Goldie comes back with her Daddy and gets to meet her sisters, grandparents, aunts and uncles.
As I type this I realize I still have a lot of emotions surrounding Goldie's birth. Mother's intuition is strong and I could tell something was not right after she was born. It kept me from relaxing and enjoying the moment. I just realized I have no pictures of us as a family from that night or of Hank with his newest daughter. I want to look back on it as a joyous time, but I still feel all the uncertainty. Maybe I should stop now and post the heavy stuff another time.
7 comments:
Wow, what a way to draw me in! You can't leave me hanging long! Such a fast last stage of labor, when the baby is ready, they are ready! I LOL about the cuff, I hate those things.
I look foward to reading more and seeing more birth photos of Goldie. Hope your day tomorrow is full of happy thoughts.
>>But, while we’re hanging out there they decided I needed to watch some videos. One is about shaken baby syndrome the other is about c-sections. We started to watch the first one, then I said “eff this” and shut the TV off. Since when does childbirth come with required viewing material?<<
In the first case, since a doctor in Buffalo started educating new parents about shaken baby syndrome and the incidence of inflicted head injuries dropped by 50%.
IF you had watched it, you would have learned how to protect your child by educating other caregivers.
You chose not to.
Now, you're in the same boat as I was when my first son was born.
He was shaken by his caregiver - a 51 year old grandmother with FOUR children of her own - and died three days later.
I found out about shaken baby syndrome before we had the opportunity to protect our child.
I hope you don't have that experience, but 1400 to 1600 families do have it each year.
The trouble with being ignorant - and I mean that in the literal sense, not perjoratively - is that you don't know what you don't know.
George- I'm so sorry for the loss of your son and admire the work you are doing to protect other babies.

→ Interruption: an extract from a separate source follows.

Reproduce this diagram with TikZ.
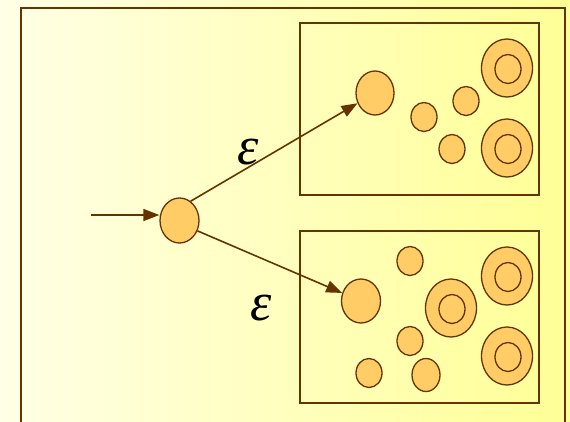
\documentclass[tikz,border=0pt]{standalone}
\usepackage{fontspec}
\newfontfamily\epsfont{Liberation Serif}
\usetikzlibrary{arrows.meta,shapes.geometric}
\definecolor{bgleft}{RGB}{255,255,230}
\definecolor{bgright}{RGB}{255,255,150}
\definecolor{brn}{RGB}{102,51,0}
\definecolor{stfill}{RGB}{255,204,102}

\begin{document}
\begin{tikzpicture}[x=1pt, y=-1pt,
  st/.style={ellipse, draw=brn, fill=stfill, line width=1.3pt, inner sep=0pt,
             minimum width=26pt, minimum height=29pt},
  big/.style={st, minimum width=38pt, minimum height=44pt},
  acc/.style={st, minimum width=51pt, minimum height=58pt},
  box/.style={draw=brn, line width=2pt},
  arr/.style={-{Triangle[length=16pt,width=12pt]}, draw=brn, line width=1.6pt},
  eps/.style={font=\epsfont\itshape\fontsize{54}{54}\selectfont, inner sep=0pt}
]
  \clip (0,0) rectangle (570,421);
  \shade[left color=bgleft, right color=bgright] (0,0) rectangle (570,421);
  \draw[brn, line width=2.5pt] (21,8) rectangle (565,440);

  % the two subset boxes
  \draw[box] (300,23) rectangle (539,195);
  \draw[box] (300,231) rectangle (539,403);

  \node[big, minimum width=39pt, minimum height=45pt] (s) at (179.5,220.5) {};
  \coordinate (in) at (91,215);

  % upper box
  \node[big] (q0) at (375,93) {};
  \node[st] (q1) at (424,117) {};
  \node[st] (q2) at (466,101) {};
  \node[st] (q3) at (452,149) {};
  \node[acc] (q4) at (507,68) {};
  \node[st] (q4i) at (508,69) {};
  \node[acc] (q5) at (507,148) {};
  \node[st] (q5i) at (508,149) {};

  % lower box
  \node[big, minimum width=39pt] (r0) at (361,301) {};
  \node[st] (r1) at (410,261) {};
  \node[acc] (r2) at (451,308) {};
  \node[st] (r2i) at (452,309) {};
  \node[acc] (r3) at (507,276) {};
  \node[st] (r3i) at (508,277) {};
  \node[st] (r4) at (410,341) {};
  \node[acc] (r5) at (507,356) {};
  \node[st] (r5i) at (508,357) {};
  \node[st] (r6) at (369,373) {};
  \node[st, minimum width=28pt, minimum height=33pt] (r7) at (426,375) {};

  \draw[arr] (in) -- (in -| s.west);
  \draw[arr] (s.60) -- (q0);
  \draw[arr] (s.-30) -- (r0);

  \node[eps] (e1) at (248,152) {ε};
  \node[eps] (e2) at (261,308) {ε};
\end{tikzpicture}
\end{document}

But, Goldie is my THIRD child. I worked in childcare for years and received training on caring for infants. As a mother, I spend many hours reading current information on infant and child care. You are welcome to read more of my blog to see the great lengths I go to in order to keep my children safe. I also question the effectiveness of showing a laboring woman a video at 2:30AM.
They should be speaking to parents about this before discharge when explaining routine newborn care.
My labors were the same way! I delivered both boys within 10 minutes of my water breaking.
I hope we can hear the rest of your story soon. I love to read birth stories. I know the day of Aidan's birth was such an emotional roller coaster for me. I recently spoke to a group of nurses at a hospital about Aidan's birth and I was amazed at how choked up I got.
Ahhh, she was a beautiful newborn. Reading this portion of her birth story reminded me somewhat of Finn's birth. He also had a very short cord, and he was also very small - 6 lbs. - at birth. I eagerly await the rest of the story!
And George - I don't think it's appropriate to use someone else's blog to promote your own agenda. Very sorry for your loss, but totally not cool.
Thanks for sharing~ I can't wait to read more. And the pictures are truly beautiful!!!!
thanks for sharing your story, or as much as you were comfortable sharing right now. I remember writing Kayla's birth story and all the guilt I had surrounding that time - just not really "enjoying" it like I thought I should have been for my first born child. Every time I read what I wrote I get tears in my eyes remembering the guilt...you're not alone in the feelings overwhelming you. I'm looking fowrard to reading the rest of your story when, and if, you feel like sharing.